銀行の態度を一変させる一手

 でも江頭さんは考えました。ここが、江頭さんがIdiosyncraticなひとつめのところです。重厚長大産業に長期融資することで戦後の復興に大きな役割を果たしていた日本興業銀行からお金を借りよう、と思ったのです。

「天下の興銀」からお金を借りることができれば、都市銀行もみな喜んで貸してくれるだろう。地方銀行や、信用金庫や信用組合も貸してくれるに違いない。全部借りて、大きな投資をして外食チェーンを作り上げようと考えたんですね。そして実際に興銀の福岡支店に足を運んだ……。

 当然のことながら、門前払いもいいところだったようです。中には「飲食業の産業化なんて」と苦笑する支店長もいたようです。

 でもIdiosyncraticな人は、そんなことではへこたれません。興銀通いをずっと続けているうちに、ムラセヤストシ(カタカナで書く理由はあとでわかります)という支店長に出会います。この人だけは江頭さんの話に耳を傾けてみようと考え、会食がセットされました。

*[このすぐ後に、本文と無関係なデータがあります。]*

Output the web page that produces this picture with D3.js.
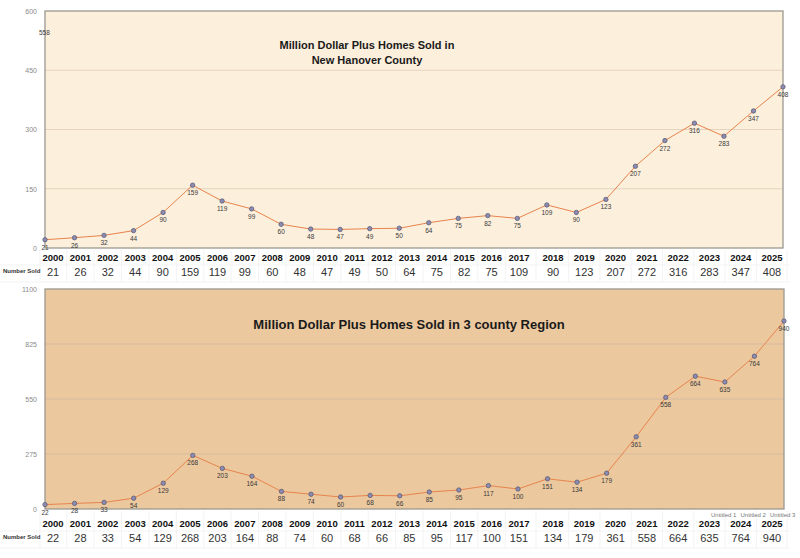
<!DOCTYPE html>
<html><head><meta charset="utf-8">
<script src="https://cdn.jsdelivr.net/npm/d3@7"></script>
<style>
html,body{margin:0;padding:0;background:#fff;}
svg{display:block;font-family:"Liberation Sans",Arial,Helvetica,sans-serif;}
</style></head>
<body>
<svg id="c" width="800" height="558"></svg>
<script>
const years = ["2000","2001","2002","2003","2004","2005","2006","2007","2008","2009","2010","2011","2012","2013","2014","2015","2016","2017","2018","2019","2020","2021","2022","2023","2024","2025"];
const nhcSold = [21,26,32,44,90,159,119,99,60,48,47,49,50,64,75,82,75,109,90,123,207,272,316,283,347,408];
const regionSold = [22,28,33,54,129,268,203,164,88,74,60,68,66,85,95,117,100,151,134,179,361,558,664,635,764,940];
const nhcTicks = [0,150,300,450,600];
const regionTicks = [0,275,550,825,1100];
const nhcTitle = ["Million Dollar Plus Homes Sold in","New Hanover County"];
const regionTitle = ["Million Dollar Plus Homes Sold in 3 county Region"];
const rowLabel = "Number Sold";
const strayLabel = "558";
const untitled = ["Untitled 1","Untitled 2","Untitled 3"];

const svg = d3.select("#c");

// table column centers (columns from 2018 on are wider)
const col = d3.scaleLinear().domain([0,17,18,25]).range([53,519,553,772]);

function panel(cfg){
  const g = svg.append("g");
  const x = d3.scalePoint().domain(years).range([cfg.x0, cfg.x1]);
  const y = d3.scaleLinear().domain([0, cfg.ticks[cfg.ticks.length-1]]).range([cfg.y1, cfg.y0]);
  g.append("rect").attr("x",cfg.x0).attr("y",cfg.y0).attr("width",cfg.x1-cfg.x0).attr("height",cfg.y1-cfg.y0)
    .attr("fill",cfg.bg);
  g.selectAll("line.grid").data(cfg.ticks.slice(1,-1)).join("line").attr("class","grid")
    .attr("x1",cfg.x0).attr("x2",cfg.x1).attr("y1",d=>y(d)).attr("y2",d=>y(d))
    .attr("stroke",cfg.grid).attr("stroke-width",1);
  g.append("rect").attr("x",cfg.x0).attr("y",cfg.y0).attr("width",cfg.x1-cfg.x0).attr("height",cfg.y1-cfg.y0)
    .attr("fill","none").attr("stroke","#9c9890").attr("stroke-width",1.3);
  const ax = d3.axisLeft(y).tickValues(cfg.ticks).tickFormat(d3.format("d")).tickSize(0).tickPadding(8);
  const ag = g.append("g").attr("transform",`translate(${cfg.x0},0)`).call(ax);
  ag.select(".domain").remove();
  ag.selectAll("text").attr("font-size",7).attr("fill","#8a8a8a").attr("font-family","Liberation Sans, Arial");
  g.selectAll("text.title").data(cfg.title).join("text").attr("class","title")
    .attr("x",cfg.tx).attr("y",(d,i)=>cfg.ty+i*15).attr("text-anchor","middle")
    .attr("font-size",cfg.tfs).attr("font-weight","bold").attr("fill","#1a1a1a").text(d=>d);
  const line = d3.line().x((d,i)=>x(years[i])).y(d=>y(d));
  g.append("path").datum(cfg.values).attr("d",line).attr("fill","none")
    .attr("stroke","#e8844c").attr("stroke-width",1);
  g.selectAll("circle").data(cfg.values).join("circle")
    .attr("cx",(d,i)=>x(years[i])).attr("cy",d=>y(d)).attr("r",2.2)
    .attr("fill","#8c8cb2").attr("stroke","#55556e").attr("stroke-width",0.7);
  g.selectAll("text.lbl").data(cfg.values).join("text").attr("class","lbl")
    .attr("x",(d,i)=>x(years[i])).attr("y",d=>y(d)+10).attr("text-anchor","middle")
    .attr("font-size",6.5).attr("fill","#3a3a3a").text(d=>d);
  const tg = g.append("g");
  const colB = years.map((d,i)=> i===0 ? col(0)-13 : (col(i-1)+col(i))/2);
  colB.push(col(25)+15);
  tg.selectAll("line.v").data(colB).join("line").attr("class","v")
    .attr("x1",d=>d).attr("x2",d=>d).attr("y1",cfg.y1+2).attr("y2",cfg.tb+3)
    .attr("stroke","#f3f3f3");
  tg.selectAll("line.h").data([cfg.tm, cfg.tb+3]).join("line").attr("class","h")
    .attr("x1",0).attr("x2",790).attr("y1",d=>d).attr("y2",d=>d).attr("stroke","#f3f3f3");
  tg.selectAll("text.yr").data(years).join("text").attr("class","yr")
    .attr("x",(d,i)=>col(i)).attr("y",cfg.hy).attr("text-anchor","middle")
    .attr("font-size",9.5).attr("font-weight","bold").attr("fill","#111").text(d=>d);
  tg.selectAll("text.val").data(cfg.values).join("text").attr("class","val")
    .attr("x",(d,i)=>col(i)).attr("y",cfg.vy).attr("text-anchor","middle")
    .attr("font-size",11).attr("fill","#333").text(d=>d);
  tg.append("text").attr("x",3).attr("y",cfg.vy-3).attr("font-size",6).attr("font-weight","bold")
    .attr("fill","#333").text(rowLabel);
  return {g,x,y};
}

const topPanel = panel({x0:45,x1:783,y0:11,y1:248,ticks:nhcTicks,values:nhcSold,bg:"#fcefdc",grid:"#e6d3bd",
  title:nhcTitle,tx:367,ty:49,tfs:11,hy:261,vy:276,tm:265,tb:279});
topPanel.g.append("text").attr("x",39).attr("y",35).attr("font-size",6.5).attr("fill","#3a3a3a").text(strayLabel);

const botPanel = panel({x0:45,x1:784,y0:289,y1:509,ticks:regionTicks,values:regionSold,bg:"#ebc89e",grid:"#d6bba0",
  title:regionTitle,tx:409,ty:329,tfs:13,hy:527,vy:542,tm:531,tb:545});
botPanel.g.selectAll("text.unt").data(untitled).join("text").attr("class","unt")
  .attr("x",(d,i)=>711+i*29.5).attr("y",517).attr("font-size",6).attr("fill","#777").text(d=>d);
</script>
</body></html>
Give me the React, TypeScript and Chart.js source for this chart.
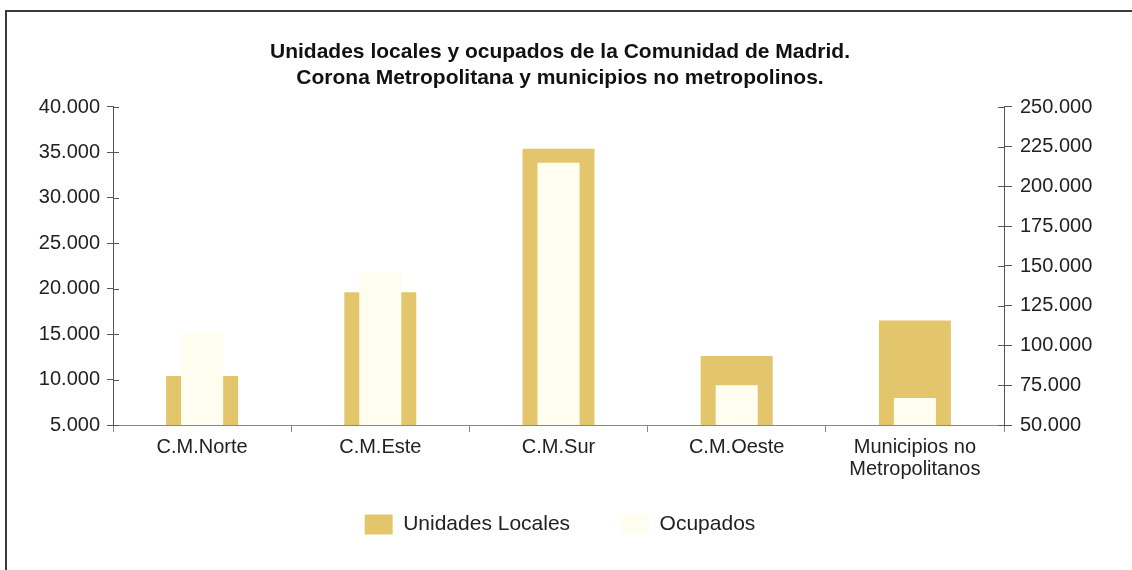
import React, { useEffect, useRef } from "react";
import { Chart, registerables } from "chart.js";

Chart.register(...registerables);

const categories: (string | string[])[] = [
  "C.M.Norte",
  "C.M.Este",
  "C.M.Sur",
  "C.M.Oeste",
  ["Municipios no", "Metropolitanos"],
];
const unidadesLocales = [10400, 19600, 35400, 12600, 16500];
const ocupados = [108000, 146000, 215000, 75000, 67000];
const titleLines = [
  "Unidades locales y ocupados de la Comunidad de Madrid.",
  "Corona Metropolitana y municipios no metropolinos.",
];
const seriesNames = ["Unidades Locales", "Ocupados"];

const GOLD = "#E3C66C";
const CREAM = "#FFFDEF";
const FONT = "'Liberation Sans', Arial, Helvetica, sans-serif";

const fmt = (v: number) => String(Math.round(v)).replace(/\B(?=(\d{3})+(?!\d))/g, ".");

const innerTicks = {
  id: "innerTicks",
  afterDraw(chart: any) {
    const ctx = chart.ctx;
    ctx.save();
    ctx.strokeStyle = "#555";
    ctx.lineWidth = 1;
    const left = chart.scales.y;
    const right = chart.scales.y1;
    left.ticks.forEach((t: any) => {
      const py = Math.round(left.getPixelForValue(t.value)) + 0.5;
      const x = left.right;
      ctx.beginPath();
      ctx.moveTo(x, py);
      ctx.lineTo(x + 6, py);
      ctx.stroke();
    });
    right.ticks.forEach((t: any) => {
      const py = Math.round(right.getPixelForValue(t.value)) + 0.5;
      const x = right.left;
      ctx.beginPath();
      ctx.moveTo(x, py);
      ctx.lineTo(x - 6, py);
      ctx.stroke();
    });
    ctx.restore();
  },
};

// legend sits closer to the x labels than its own item padding would allow
const legendLift = {
  id: "legendLift",
  afterLayout(chart: any) {
    const lg = chart.legend;
    if (!lg) return;
    const shift = 19;
    lg.top -= shift;
    lg.bottom -= shift;
  },
};

export default function App() {
  const ref = useRef<HTMLCanvasElement | null>(null);

  useEffect(() => {
    if (!ref.current) return;
    const chart = new Chart(ref.current, {
      type: "bar",
      data: {
        labels: categories as any,
        datasets: [
          {
            label: seriesNames[0],
            data: unidadesLocales,
            backgroundColor: GOLD,
            borderWidth: 0,
            yAxisID: "y",
            grouped: false,
            barPercentage: 0.404,
            categoryPercentage: 1,
            order: 1,
          },
          {
            label: seriesNames[1],
            data: ocupados,
            backgroundColor: CREAM,
            borderWidth: 0,
            yAxisID: "y1",
            grouped: false,
            barPercentage: 0.236,
            categoryPercentage: 1,
            order: 0,
          },
        ] as any,
      },
      options: {
        animation: false,
        responsive: false,
        maintainAspectRatio: false,
        layout: { padding: { top: 39, left: 0, right: 12, bottom: 6 } },
        plugins: {
          tooltip: { enabled: false },
          title: {
            display: true,
            text: titleLines,
            color: "#111",
            font: { family: FONT, size: 21, weight: "bold", lineHeight: 1.238 },
            padding: { top: 0, bottom: 16 },
          },
          legend: {
            display: true,
            position: "bottom",
            labels: {
              color: "#222",
              font: { family: FONT, size: 21 },
              boxWidth: 28,
              boxHeight: 20,
              padding: 51,
              sort: (a: any, b: any) => a.datasetIndex - b.datasetIndex,
            },
          },
        },
        scales: {
          x: {
            grid: {
              display: true,
              offset: true,
              drawOnChartArea: false,
              drawTicks: true,
              tickLength: 7,
              color: "#888",
            },
            border: { display: true, color: "#888" },
            ticks: {
              color: "#222",
              font: { family: FONT, size: 20, lineHeight: 1.1 },
              padding: 4,
              maxRotation: 0,
              autoSkip: false,
            },
            afterFit: (s: any) => {
              s.height = 57;
            },
          },
          y: {
            position: "left",
            min: 5000,
            max: 40000,
            grid: {
              display: true,
              drawOnChartArea: false,
              drawTicks: true,
              tickLength: 6,
              color: "#555",
            },
            border: { display: true, color: "#555" },
            ticks: {
              stepSize: 5000,
              color: "#222",
              font: { family: FONT, size: 20 },
              padding: 7,
              callback: (v: any) => fmt(Number(v)),
            },
            afterFit: (s: any) => {
              s.width = 113;
            },
          },
          y1: {
            position: "right",
            min: 50000,
            max: 250000,
            grid: {
              display: true,
              drawOnChartArea: false,
              drawTicks: true,
              tickLength: 8,
              color: "#555",
            },
            border: { display: true, color: "#555" },
            ticks: {
              stepSize: 25000,
              color: "#222",
              font: { family: FONT, size: 20 },
              padding: 8,
              callback: (v: any) => fmt(Number(v)),
            },
            afterFit: (s: any) => {
              s.width = 116;
            },
          },
        },
      } as any,
      plugins: [innerTicks, legendLift],
    });
    return () => chart.destroy();
  }, []);

  return (
    <div
      style={{
        position: "fixed",
        left: 0,
        top: 0,
        width: 1132,
        height: 570,
        background: "#fff",
        overflow: "hidden",
      }}
    >
      <canvas
        ref={ref}
        width={1132}
        height={570}
        style={{ position: "absolute", left: 0, top: 0, width: 1132, height: 570 }}
      />
      <div
        style={{
          position: "absolute",
          left: 5,
          top: 10,
          right: -20,
          bottom: -20,
          borderLeft: "2px solid #3a3a3a",
          borderTop: "2px solid #3a3a3a",
          pointerEvents: "none",
        }}
      />
    </div>
  );
}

 場所は料亭。しかもムラセヤストシは、はかま姿で来た。このあたりは時代がうかがわれます。その席で江頭さんは、外食チェーンなるものをどうしても作りたいと必死で訴えた。最後までじっと聞いていたムラセは、最後の最後にポツンと、「飲食業には人材が少ない。あなたでも相当なことをやれるかもしれない」と言ってその日は別れたそうです。